The course involves a rigorous examination not only of Supreme Court jurisprudence as it exists in the law books, but also of how judicial decision-making and the role of courts in the American institutional landscape might be politically constructed. As such, this approach to constitutional law's role in regulating government authority takes an expansive look at the specific capacities for and limitations on exercises of discretion across American public institutions.

POSC 20403: Introduction to Public Law

This course introduces students to fundamental concepts in public law, including how law functions as a political resource and as a mechanism for social control. Over the course of the semester, students are exposed to competing philosophies of what law can and should do, as well as theories of how law advances or constrains the achievement of various political, economic, and social goals. Likewise, the course advances for students' consideration the notion of American courts as particularly robust policy-making institutions that accomplish policy change where other branches of government fall short, by situating the critical actors and component structures of the U.S. legal system within the study of American politics more broadly.

The course's approach to the study of public law is threefold: first, students examine both analytic and normative philosophies of law to develop a set of systematic criteria for evaluating specific features of law and legal institutions; second, students consider the organizational characteristics of the American legal system, including the importance of the common law tradition, the role of the Constitution in U.S. law and politics, the federal structure of American government, and the function of U.S. courts as venues for orderly dispute resolution; last, students survey a range of particular areas in American law - including criminal law, civil law, and administrative regulations - in order to assess specifically both (a) the suitability of U.S. courts as instruments of dispute resolution; and (b) U.S. courts' capacity for correcting political failures in other government institutions.

POSC 40970: Economic Rights and the Law

This course examines the regulation of economic rights in American law, and in particular, focuses on the judicial construction of contract and property rights. Students also consider how a variety of regulatory mechanisms and public policies constrain or support economic rights in the polity. The course begins by providing students with an overview of the history of American economic regulation, and specifically, how debates in the early republic over the regulation of economic activity shaped capitalist development well into the twentieth century. Then, the course advances students' understanding of core economic rights to contract and property by stipulating the scope of legal rights governing judicially enforceable agreements and the use, possession, and ownership of resources and economic goods. Last, the course focuses on how a host of legal and judicial institutions structure the contours of economic relationships by allocating burdens, benefits, rights, and obligations across stakeholders in the relevant political societies. Students read, engage, and criticize theoretical and empirical work, and the course encourages students to engage in original research on the topics considered.

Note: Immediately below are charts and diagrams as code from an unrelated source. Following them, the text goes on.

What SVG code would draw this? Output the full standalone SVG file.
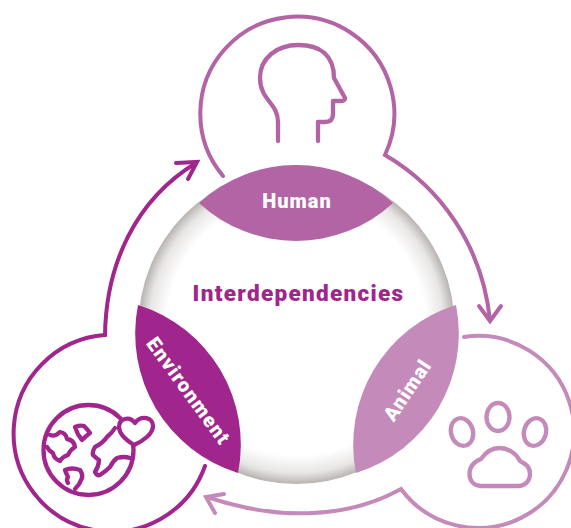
<svg xmlns="http://www.w3.org/2000/svg" width="571" height="528" viewBox="0 0 571 528">
<style>
.l{fill:none;stroke-width:4;stroke-linecap:round;stroke-linejoin:miter}
.i{stroke-linejoin:round;stroke-width:4.300px}
.h{stroke:#b264a4}.a{stroke:#c48ab9}.e{stroke:#a0258c}
.f{fill:#fff}
text{font-family:"Roboto","Liberation Sans",sans-serif;font-weight:900;text-anchor:middle}
.w{fill:#fff;font-size:20px;letter-spacing:1px}
</style>
<defs>
<radialGradient id="g" gradientUnits="userSpaceOnUse" cx="296.500" cy="326" r="158">
<stop offset="0" stop-color="#fff"/><stop offset=".82" stop-color="#fff"/><stop offset=".93" stop-color="#e8e6e5"/><stop offset="1" stop-color="#b8b3b1"/>
</radialGradient>
</defs>
<g id="connectors">
<path class="l h" d="M223 176A97 97 0 1 1 385 155C440 187 482 245 490 320"/>
<path class="l h" d="M479 306L490 321L501 306"/>
<path class="l a" d="M464 337A96 96 0 1 1 401 489C345 520 275 520 207 497"/>
<path class="l a" d="M224 494L206 497L215 513"/>
<path class="l e" d="M205 466A98.500 98.500 0 1 1 105 335C106 265 135 200 196 163"/>
<path class="l e" d="M176 163L197 162L188 179"/>
</g>
<g id="center"><circle cx="296.500" cy="326" r="158" fill="url(#g)"/>
<text x="298.500" y="301" font-size="22.500" letter-spacing="1.300" fill="#a0258c">Interdependencies</text></g>
<g id="human">
<path fill="#b264a4" d="M199 203A143 143 0 0 1 393 203A143 143 0 0 1 199 203Z"/>
<text class="w" x="297" y="208">Human</text>
<path class="l h i" d="M278 141V122C278 103 260 100 260 78C260 58 277 45 298 45C320 45 334 55 334 78L345 98Q345 101 341 101H333V114Q333 122 325 122H318V141"/>
</g>
<g id="animal">
<path fill="#c48ab9" d="M456 305A146 146 0 0 1 356 473A146 146 0 0 1 456 305Z"/>
<text class="w" transform="translate(413 394) rotate(-56)">Animal</text>
<ellipse class="l a i" cx="498" cy="417" rx="11.500" ry="14"/>
<ellipse class="l a i" cx="462" cy="432" rx="11" ry="14" transform="rotate(-15 462 432)"/>
<ellipse class="l a i" cx="535" cy="432" rx="11" ry="14" transform="rotate(15 535 432)"/>
<path class="l a i" d="M481 486H518C526 486 530 480 530 474C530 467 526 464 520 461C516 453 508 448 499 448C491 448 486 452 481 459C473 462 469.500 467 469.500 474C469.500 481 474 486 481 486Z"/>
</g>
<g id="environment">
<path fill="#a0258c" d="M138 305A146 146 0 0 1 238 473A146 146 0 0 1 138 305Z"/>
<text class="w" transform="translate(183 395) rotate(54)" style="letter-spacing:1.200px">Environment</text>
<circle class="l e i" cx="88.500" cy="450" r="45"/>
<path class="l e i" d="M50 435Q55 437 60 432Q66 433 67 439Q74 440 75 447Q70 450 68 455Q62 457 60 461Q54 459 53 453Q49 451 47 447"/>
<path class="l e i" d="M75 427Q80 425 84 426Q88 430 90 433Q86 436 82 440Q77 434 75 427Z"/>
<path class="l e i" d="M115 428Q112 433 107 437Q103 443 95 447Q92 452 93 455Q96 458 99 460Q99 466 95 472Q97 476 100 475Q106 471 110 467Q113 461 117 458Q124 456 130 458"/>
<path class="l e i" d="M65 470Q72 467 80 470Q83 474 82 478Q80 484 75 489M68 483Q66 480 68 477Q66 473 65 470"/>
<path class="l e i f" d="M134 445C126 440 119 434 119 427C119 419 129 415 135 423C141 415 153 417 153 426C153 434 143 441 134 445Z"/>
</g>
</svg>
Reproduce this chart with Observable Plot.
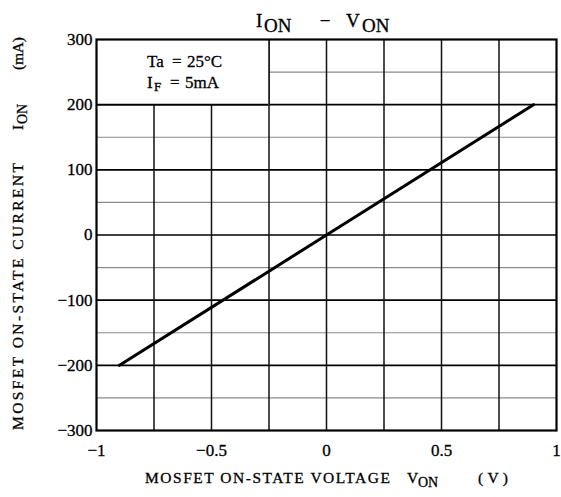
<!DOCTYPE html>
<html>
<head>
<meta charset="utf-8">
<script src="https://cdn.jsdelivr.net/npm/d3@7"></script>
<script src="https://cdn.jsdelivr.net/npm/@observablehq/plot@0.6"></script>
<style>
  html, body { margin: 0; padding: 0; background: #fff; }
  svg { font-family: "Liberation Serif", serif; }
</style>
</head>
<body>
<div id="chart"></div>
<script>
// Data
const vOn = [-0.9, 0, 0.9];          // MOSFET on-state voltage (V)
const iOn = [-200, 0, 200];          // MOSFET on-state current (mA)

const xTickValues = [-1, -0.5, 0, 0.5, 1];
const xTickLabels = ["\u22121", "\u22120.5", "0", "0.5", "1"];
const yTickValues = [-300, -200, -100, 0, 100, 200, 300];
const yTickLabels = ["\u2212300", "\u2212200", "\u2212100", "0", "100", "200", "300"];

const xGrid = [-0.75, -0.5, -0.25, 0, 0.25, 0.5, 0.75];
const yGridMajor = [-200, -100, 0, 100, 200];
const yGridMinor = [-250, -150, -50, 50, 150, 250];

const noteBox = [{x1: -1, x2: -0.25, y1: 200, y2: 300}];

const curve = vOn.map((v, i) => ({v, i: iOn[i]}));

const FONT = "Liberation Serif";
const W = 561, H = 497;
const chart = Plot.plot({
  width: W,
  height: H,
  marginLeft: 96,
  marginRight: 5,
  marginTop: 39,
  marginBottom: 67,
  style: {fontFamily: FONT, fontSize: "17px", color: "#000", background: "#fff"},
  x: {domain: [-1, 1]},
  y: {domain: [-300, 300]},
  marks: [
    Plot.ruleY(yGridMinor, {stroke: "#8a8a8a", strokeWidth: 1.2}),
    Plot.ruleY(yGridMajor, {stroke: "#000", strokeWidth: 1.6}),
    Plot.ruleX(xGrid, {stroke: "#111", strokeWidth: 1.5}),
    Plot.rect(noteBox, {x1: "x1", x2: "x2", y1: "y1", y2: "y2", fill: "#fff", inset: -0.5}),
    Plot.ruleY([200], {x1: -1, x2: -0.25, stroke: "#000", strokeWidth: 1.6}),
    Plot.ruleX([-0.25], {y1: 200, y2: 300, stroke: "#111", strokeWidth: 1.5}),
    Plot.line(curve, {x: "v", y: "i", stroke: "#000", strokeWidth: 3}),
    Plot.frame({stroke: "#000", strokeWidth: 2.2}),
    Plot.axisX({ticks: xTickValues, tickFormat: (d) => xTickLabels[xTickValues.indexOf(d)], tickSize: 0, tickPadding: 13, label: null, fill: "#000"}),
    Plot.axisY({ticks: yTickValues, tickFormat: (d) => yTickLabels[yTickValues.indexOf(d)], tickSize: 0, tickPadding: 4, label: null, fill: "#000"})
  ]
});
document.getElementById("chart").appendChild(chart);

// tick label styling to match reference
chart.querySelectorAll('g[aria-label="x-axis tick label"], g[aria-label="y-axis tick label"]').forEach((el) => {
  el.setAttribute("font-size", "17");
  el.style.fontSize = "17px";
  el.setAttribute("stroke", "#000");
  el.setAttribute("stroke-width", "0.3");
});

const svg = d3.select(chart);

function piece(parent, x, y, txt, size, opts = {}) {
  const t = parent.append("text")
    .attr("x", x).attr("y", y)
    .attr("font-size", size).attr("fill", "#000")
    .attr("stroke", "#000").attr("stroke-width", 0.3)
    .attr("font-family", FONT)
    .attr("text-anchor", opts.anchor || "start")
    .text(txt);
  if (opts.len) t.attr("textLength", opts.len).attr("lengthAdjust", "spacing");
  return t;
}

// Title: I_ON − V_ON
const g = svg.append("g");
piece(g, 256, 27, "I", 19);
piece(g, 264, 32, "ON", 19);
piece(g, 325, 27, "\u2212", 19, {anchor: "middle"});
piece(g, 346, 27, "V", 19);
piece(g, 362, 32, "ON", 19);

// Note box text
piece(g, 147, 67, "Ta", 17);
piece(g, 172, 67, "=", 17);
piece(g, 187, 67, "25°C", 17);
piece(g, 147, 88, "I", 17);
piece(g, 154, 91, "F", 13);
piece(g, 170, 88, "=", 17);
piece(g, 185, 88, "5mA", 17);

// X axis label
piece(g, 145, 483, "MOSFET ON-STATE VOLTAGE", 15.5, {len: 245});
piece(g, 407, 483, "V", 15.5);
piece(g, 418, 487, "ON", 14);
piece(g, 478, 483, "(V)", 15.5, {len: 30});

// Y axis label (rotated)
const yg = svg.append("g").attr("transform", "translate(23,0) rotate(-90)");
piece(yg, -430, 0, "MOSFET ON-STATE CURRENT", 15.5, {len: 267});
piece(yg, -130, 0, "I", 15.5);
piece(yg, -124, 4, "ON", 14);
piece(yg, -70, 0, "(mA)", 15.5, {len: 33});
</script>
</body>
</html>
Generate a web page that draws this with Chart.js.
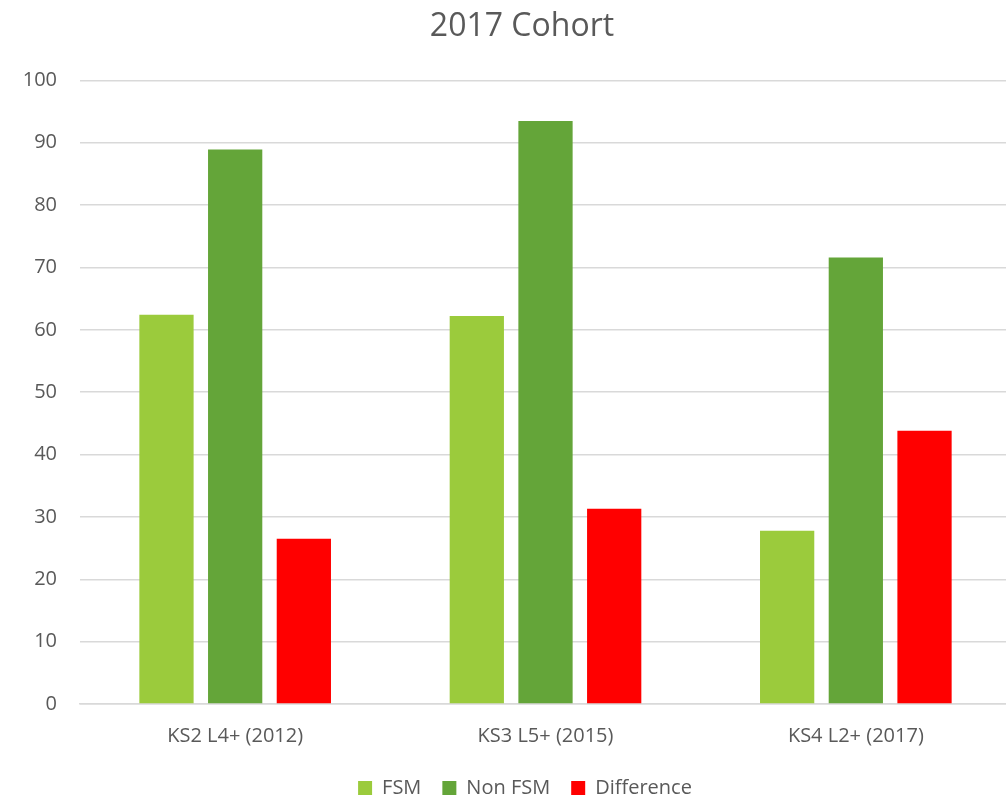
<!DOCTYPE html>
<html>
<head>
<meta charset="utf-8">
<script src="https://cdn.jsdelivr.net/npm/chart.js@4/dist/chart.umd.min.js"></script>
<style>
  html, body { margin: 0; padding: 0; background: #ffffff; overflow: hidden; }
  #wrap { width: 1046px; height: 808px; }
</style>
</head>
<body>
<div id="wrap"><canvas id="c" width="1046" height="808"></canvas></div>
<script>
const chartTitle = '2017 Cohort';
const categories = ['KS2 L4+ (2012)', 'KS3 L5+ (2015)', 'KS4 L2+ (2017)'];
const seriesNames = ['FSM', 'Non FSM', 'Difference'];
const fsm = [62.4, 62.2, 27.8];
const nonFsm = [88.9, 93.5, 71.6];
const difference = [26.5, 31.3, 43.8];
const yTicks = [0, 10, 20, 30, 40, 50, 60, 70, 80, 90, 100];

const colors = ['#9BCB3C', '#64A539', '#FF0000'];
const textColor = '#595959';
const gridColor = '#D9D9D9';

Chart.defaults.font.family = "'Open Sans', sans-serif";
Chart.defaults.color = textColor;

// small horizontal nudge of title and legend boxes (the original chart was cropped on the right)
const nudge = {
  id: 'nudge',
  afterLayout(chart) {
    if (chart.titleBlock) { chart.titleBlock.left += 5; chart.titleBlock.right += 5; }
    if (chart.legend) { chart.legend.left += 8; chart.legend.right += 8; }
  }
};

new Chart(document.getElementById('c'), {
  type: 'bar',
  data: {
    labels: categories,
    datasets: [fsm, nonFsm, difference].map((vals, i) => ({
      label: seriesNames[i],
      data: vals,
      backgroundColor: colors[i],
      borderWidth: 0,
      categoryPercentage: 0.664,
      barPercentage: 0.79
    }))
  },
  plugins: [nudge],
  options: {
    responsive: false,
    animation: false,
    layout: { padding: { left: 23, right: 35, top: 0, bottom: 0 } },
    plugins: {
      title: {
        display: true,
        text: chartTitle,
        color: textColor,
        font: { size: 32, weight: 'normal' },
        padding: { top: 8, bottom: 34 }
      },
      legend: {
        position: 'bottom',
        labels: {
          boxWidth: 14,
          boxHeight: 14,
          padding: 21,
          color: textColor,
          font: { size: 20 }
        }
      },
      tooltip: { enabled: false }
    },
    scales: {
      x: {
        grid: { display: false, drawTicks: false },
        border: { display: true, color: gridColor, width: 1.5 },
        ticks: { padding: 20, color: textColor, font: { size: 20 } },
        afterFit: (s) => { s.height = 53; }
      },
      y: {
        min: yTicks[0],
        max: yTicks[yTicks.length - 1],
        afterBuildTicks: (s) => { s.ticks = yTicks.map(v => ({ value: v })); },
        grid: { color: gridColor, lineWidth: 1.5, drawTicks: false },
        border: { display: false },
        ticks: { padding: 23, color: textColor, font: { size: 20 } },
        afterFit: (s) => { s.width = 57; }
      }
    }
  }
});
</script>
</body>
</html>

California State University, Long Beach

POSC 414: Jurisprudence

This upper-division course introduces students to the major philosophical approaches to the law, including analytic and normative jurisprudence. After reading major texts related to the nature of law outlining legal positivism, naturalism, and interpretivism, students then consider a number of competing theories that evaluate the moral content of law and public policy. These lessons lead students to consider questions including but not limited to: What is law, and what are laws?; what is the rule of law, and why is it important?; under what conditions should laws be obeyed?; and what is the nature of the moral relationship between lawmakers, public policy, and democratic politics?